When the train came Walter and I got separated. Tony's brother came back and assisted him to the train, helpfully explaining "That's a train whistle Tony, not a boat." When I got on board I sat next to a dainty blonde who looked really pissed off when I asked to sit next to her, seeming to say, "How dare you put your ass on my footrest?" I'd have probably had a better time riding with Walter and Tony, but I already smelled like an ashtray.
As we were kibbitzing another guy came and sat next to me, promptly whipping out a cigarette of his own. We three got to talking about the earthquake this morning, and it came out that this was my first, being an east coaster. The new guy, whose name was later revealed to be Walter, had once lived in New York and worked in an Italian restaurant on Mulberry St. When I explained where I grew up he wanted to know if that was Harlem. We discussed the gentrification of Harlem and he said, "Yeah, it's a happening place now. I guess they just move all the drug dealers out."
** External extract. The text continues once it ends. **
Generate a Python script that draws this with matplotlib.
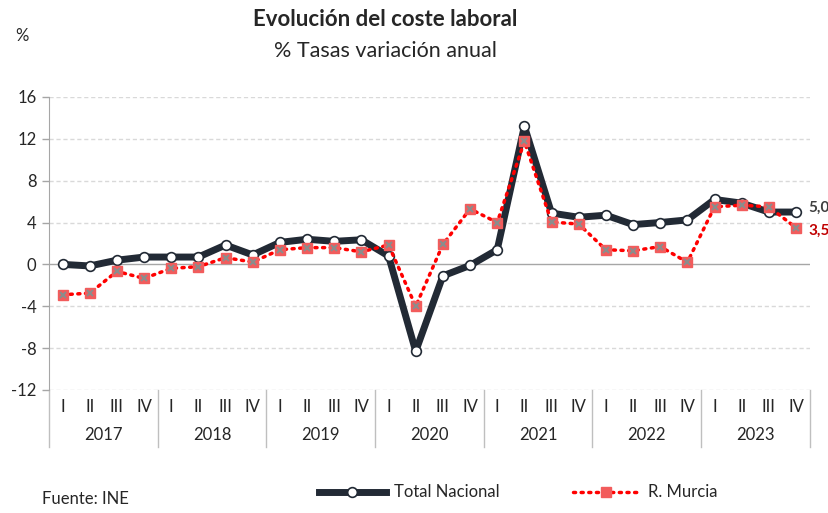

"Do they ever really go away?" I asked.
"I guess not. I've got a drug dealer on my block and I live in East Sac." The significance of this last was lost on me but I nodded sympathetically. "I've got an old lady in a wheelchair dealing crack in my neighborhood," he continued. "She offered me some the other day. I told her, 'Everybody else thinks I look like a cop. What makes you think I look like a crackhead?' She said, 'That Vicodin I just took's making you a little blurry.' Shit."
I assumed incorrectly that Walter was in Richmond to collect some type of drug, but it turned out he was on his way home from court in San Francisco. He had appeared before a judge to plead for his license back and explain why he had an outstanding ticket from the '70s. Walter had an open beer in his non-smoking hand and was, if not three sheets, at least one. "I don't drink and drive," he said, reading my mind, "I only drink and ride." He was much less genial than Tony when I asked him when he had last tried to quit smoking.
Walter now works at a Spaghetti restaurant that I was evidently supposed to have heard of, but he complains that the quality of their pasta is inferior. He himself is not Italian, which was apparently a problem for his mafioso ex-boss in the Village, but I was treated to a Forrest Gump-style catalogue of Walter's chefery --"I crimp my own tortellini by hand, I...". He eventually got around to asking what I did for a living, and was not at all pleased with my answer. "Berkeley, huh?" he said dubiously. "My brother went there. Now he can say he went to Berkeley but he's working the same job he had before he went." I gave him my standard schpiel about the value of education. "I should have taken classes in restaurant management," he said. "Then I wouldn't have lost my bar. Or done a year in Federal Prison. You've really gotta pay taxes."
"Do you think that's the kind of thing they teach in restaurant management?" I asked.
"Probably not," he conceded. "Some of this stuff you're either born with or you're not."
When the train came Walter and I got separated. Tony's brother came back and assisted him to the train, helpfully explaining "That's a train whistle Tony, not a boat." When I got on board I sat next to a dainty blonde who looked really pissed off when I asked to sit next to her, seeming to say, "How dare you put your ass on my footrest?" I'd have probably had a better time riding with Walter and Tony, but I already smelled like an ashtray.